I do the same thing…almost…and it’s a bit more convoluted. OBS is involved, but so is a separate online meeting. Everything feeds Ardour directly, and everything is fed from Ardour directly - nothing else has any audio processing whatsoever, except for what I can’t disable or set to do nothing, and nothing has any direct connection to anything else. It’s all in Ardour.
I could stream from OBS to YouTube, just by clicking that button in OBS, but I’ve never seen the need to on that rig. I do record in OBS and upload afterwards though.
Anyway, the key here is latency, on a system that is doing lots of other things too.
For a dedicated system that does nothing else - like a digital console - single-sample latency is possible through the DSP: get one sample from every input, process that one sample all the way through, deliver one sample to every output, and repeat. Then you’re left with only the converters’ group delay, which can be in the range of 1ms or so, analog to analog, at 48kHz, and that’s because of the FIR filters in the converters themselves. (Tech note 1)
Higher sample rates can use shorter FIR filters with fewer samples of delay (Tech note 2), in addition to less time per sample, if you really care about that, and this reduced latency is the only real benefit that I see to higher sample rates, live.
Tech note 1:
(cheap, gentle-slope, analog lowpass for anti-aliasing, outside the ADC chip - then the chip actually samples with low resolution in the mid-MHz range, plus a small amount of intentional ultrasonic noise to force the LSb of that to wiggle - then steep-slope digital FIR lowpass at that mid-MHz sample rate, with cutoff for Nyquist at the desired output rate, which also converts the out-of-band-noise into more resolution - then just pick samples to send out at that desired rate and throw the rest away - all inside the ADC chip itself)
(similar for the DAC, but in reverse)
Tech note 2:
(This is most of what happens when you tell the converter to use a higher sample rate. Its actual analog rate doesn’t change at all, nor does the analog filter that precedes it. You might think of it like an engine and transmission: the engine drives the analog sampler directly, and it has enough variability to cover 44.1kHz to 48kHz output with a little bit extra on either side, but much different rates like 96kHz need a different “gear” for the same engine speed / given clock, and thus the same actual analog rate and FIR rate. That different “gear” uses a different FIR with the same cutoff but relaxed slope, and it’s that relaxed slope that produces less delay.)
For a non-dedicated system, that has to manage a filesystem, fancy GUI, live video processing, and whatever else you’re doing, all at the same time on the same hardware, you need a buffer that can fill up on the input side while it’s doing other things, and play out on the output side while it’s doing other things. Then it processes the entire buffer at once whenever it gets around to it. Record X samples for each input, process all of those samples at once, deliver them all at once to each output to play out, and repeat only when the input buffer is full again. That’s in addition to the converters’ delay, which is unchanged from above.

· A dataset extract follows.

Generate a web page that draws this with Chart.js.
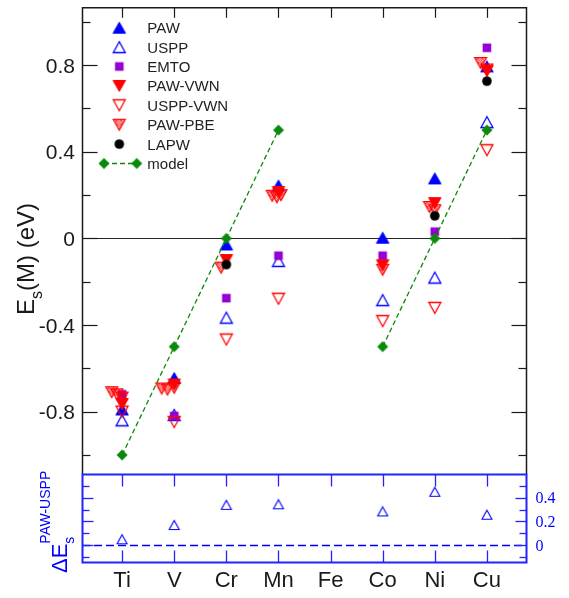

And it’s usually double-buffered, so that it has an entire buffer’s worth of time to get around to grabbing the input, or to delivering the output, and doesn’t have to get there exactly between the right pair of samples, which practically never happens. That double buffer also doubles the latency at that step, again in exchange for smoothness on a system that’s doing everything else too, on shared hardware.
The speed of sound in air is about 1125 feet per second, or (very roughly) 1 ft/ms. So a 48kHz dedicated system with 1ms total worth of converter delay (ADC+DAC) - plus about 3 more samples (negligible) for communicating in, processing, and communicating out - typically sounds like the speakers are about 1 foot behind where they actually are, in terms of timing. Very few people are going to notice that.
Now add the buffer that you need for your non-dedicated, PC-based system and convert that to distance. If you (or your listeners) can stand the speakers being that much farther away, you’re good! If not, you need to do something different.
Of course, if you’re running all of this through even a half-decent video production thing like OBS, then that’ll have a way to adjust its buffers to make things line up again. Video processing generally has more latency than audio processing, mostly because of the MUCH slower “sample rate” (called “frame rate” over there), so you probably need to delay the audio anyway to line back up with it. So if Ardour takes some of that delay but not all of it, then there’s no change at all in the viewers’ experience! And all you have to do is reduce OBS’s Sync Delay for the sources that come from Ardour, by the amount that Ardour takes.